Priscilla cancelled her New Guinea plans; a private plane was immediately dispatched to take her to Memphis. She held Lisa's
hand tightly throughout the funeral and, right afterward, decided to protect her child from the hysterical public mourning by
sending her to summer camp.

The innuendo and gossip by Elvis exploiters clearly affects Priscilla. "It wasn't our divorce that made him so unhappy at the
end," she volunteers anxiously. "It was a lot of different things. And there was never any bad feeling between Mr. Presley" - as
she's always called Vernon - "and myself. And I was a good wife." The strenuousness of her self-defense is moving.
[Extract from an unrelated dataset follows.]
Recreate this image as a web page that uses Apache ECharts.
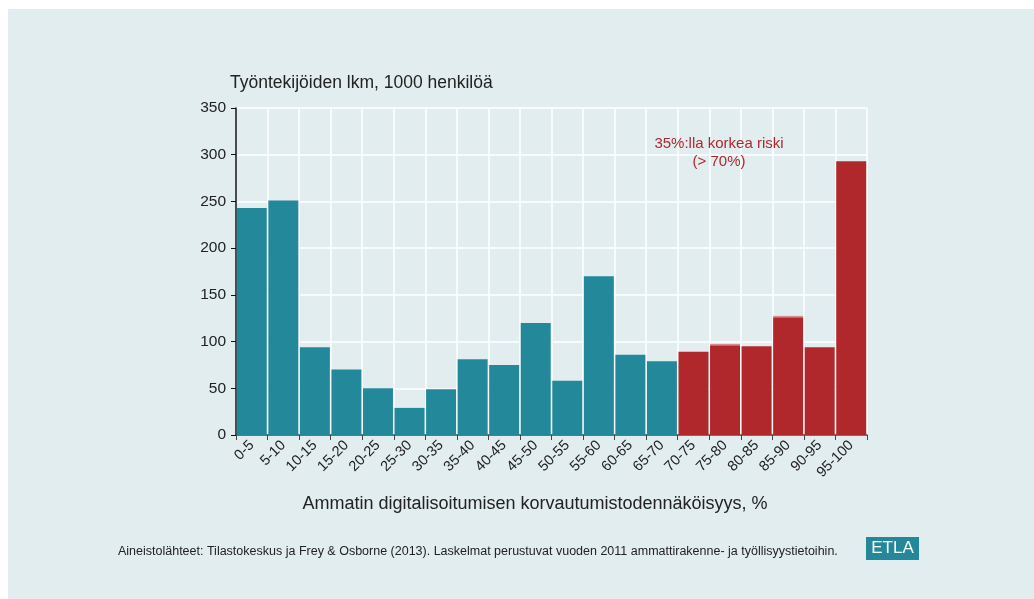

The
words seem unnecessary - until one considers the legions of Elvis fans against whole well-meaning but sometimes brutal
loyalty she will probably always have to shield her life.

Still, she has done quite well with that life. When Michael Edwards met her at the disco party she gave at this house to a year
ago, it was, he says now, "her vitality, her liveliness that attracted me. She seemed so up. And, no, I wasn't intimidated by who
she used to be married to." He thinks about it a minute. "Well, maybe if I had met him, it would have been different. I might
have been in awe. I mean, I copied that duck tail in high school, I wore tight jeans. But-"

"Michael," Priscilla cuts in proudly, "is his own man." She looks at him with admiration. Then, swooning facetiously, she says:
"We had one dance that night at my party... and I haven't been out of his arms since." She laughs - mocking the very solemn
romanticism that was once so much a part of her life.

Lisa likes Michael a lot also. She writes pen-pal letters to his 10-year-old daughter in Florida. She submits to his monitoring of
her homework. "When it comes to avoiding homework," Michael said wryly, "Lisa has her father's strong will."

Priscilla smiles at the offhand ease - even the presumption - of that last remark. There, for one second, it could have been
any old father that Michael was talking about.